Central District Of California Nixes Streaming Platform’s Cartel Claims Against Popular Comedians
04/18/2023On April 5, 2023, Judge Mark C. Scarsi of the Central District of California dismissed with prejudice a streaming service’s antitrust counterclaims alleging that various well-known comedians and their licensing agents conspired to fix prices and attempted to monopolize the market for spoken-word comedic audio content for failure to allege facts showing either an agreement in restraint of trade in violation of Section 1 of the Sherman Act or the market power necessary to state a claim under Section 2. Yellow Rose Productions Inc. v. Pandora Media LLC, No. 2:22-cv-00809 (C.D. Cal, Apr. 5, 2023).
This litigation began when plaintiff comedians sued the streaming service, alleging that the streaming service failed to pay the required royalties for its use of the comedians’ sound recordings and underlying written works. In response, the streaming service filed antitrust counterclaims, which the Court dismissed with leave to amend.
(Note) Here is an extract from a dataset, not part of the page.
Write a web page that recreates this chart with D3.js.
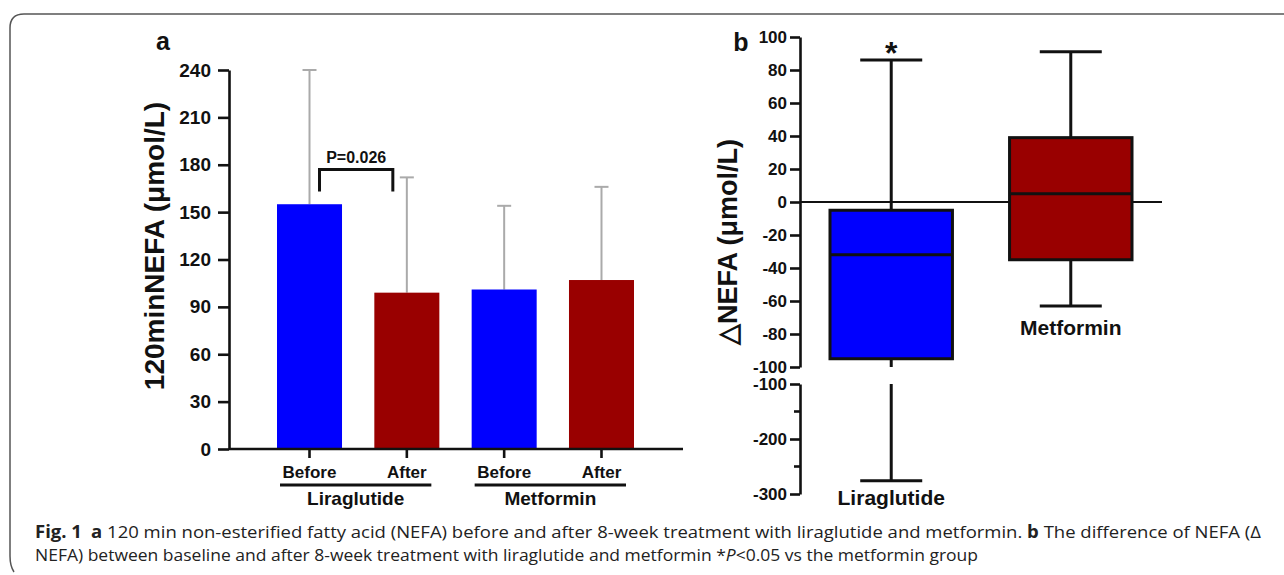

The streaming service then filed amended counterclaims, alleging that: (1) the comedians conspired to fix prices and demand supracompetitive royalties in violated Section 1; (2) two firms that acted as licensing agents for the comedians and other spoken word artists (the “licensing agents”) violated Section 1 by entering into a series of bilateral de facto exclusive affiliation agreements with the comedians that enabled them to charge supracompetitive prices for comedy performance rights; and (3) the licensing agents monopolized or attempted to monopolize the market for spoken word content in violation of Section 2 of the Sherman Act. The primary thrust of the streaming service’s counterclaims was that the licensing agents engaged in blanket licensing and “de facto exclusive licensing agreements” that effectively eliminated price competition for licenses to the comedians’ work and allowed them to charge supracompetitive royalties.
The counterclaim defendants all moved to dismiss, arguing, inter alia, that the streaming service had not alleged facts sufficient to show an agreement in restraint of trade or to show that the counterclaim-defendant licensing agents possess sufficient market power to state a Section 2 claim. With regard to the allegation that the comedians, facilitated by the licensing agents, had conspired with each other to fix prices, the Court found that the streaming service had not alleged facts showing more than conscious parallel conduct and that the alleged “plus factors” were not sufficient to raise an inference of conspiracy. For example, the allegation that the comedians would not have attempted to raise rates independently in the absence of conspiracy was contradicted by the allegation that each of the comedians was a “superstar” and a “must-have” for the streaming service, an allegation that, if true, showed that the individual comedians faced little risk in demanding higher rates. The Court found that the other alleged “plus factors,” such as the alleged motive to conspire, whether considered “individually or collectively,” were “entirely consistent with permissible conscious parallel conduct.”
Next, the Court rejected the counterclaim plaintiff’s claim that the licensing agents had illegally restrained trade by forming bilateral agreements that allowed the licensors to become “de facto exclusive licensors” for the individual comedians. Judge Scarsi held that these licenses could not form the basis of an agreement to restrain trade because the alleged exclusive bilateral agreements showed “a degree of economic unity such that [the licensing agents and their member comedians] could not compete in the market for standup comedy licensing rights.” This kind of principal-agent relationship, the Court concluded, did not “form the basis of an agreement to restrain trade in violation of section 1.”
Finally, the Court dismissed the streaming service’s monopolization and attempted monopolization claims because the service did not sufficiently allege direct or circumstantial evidence that the licensing agents possessed market power. In its amended counterclaim, the service alleged that the comedians represented by the licensing agents represented a “critical mass” of “superstar” comedians necessary to offer a viable comedic streaming service. However, Judge Scarsi found that the licensing agents controlled a small fraction of available comedy recordings and that the service had failed to provide facts explaining why the set of recordings controlled by the counterclaim defendants established market power. For example, the Court found that the service had failed to provide a reliable basis to determine the identity of and criteria for the “superstar” comedians, a consistent basis for determining which comedians could be considered “must-haves,” or key facts relating to market size, market share, or barriers to entry or expansion.
The Court went on to deny the counterclaim defendants’ motions for sanctions under Rule 11, finding that the counterclaims were not frivolous or brought in bad faith, and dismissed the counterclaims without leave to amend.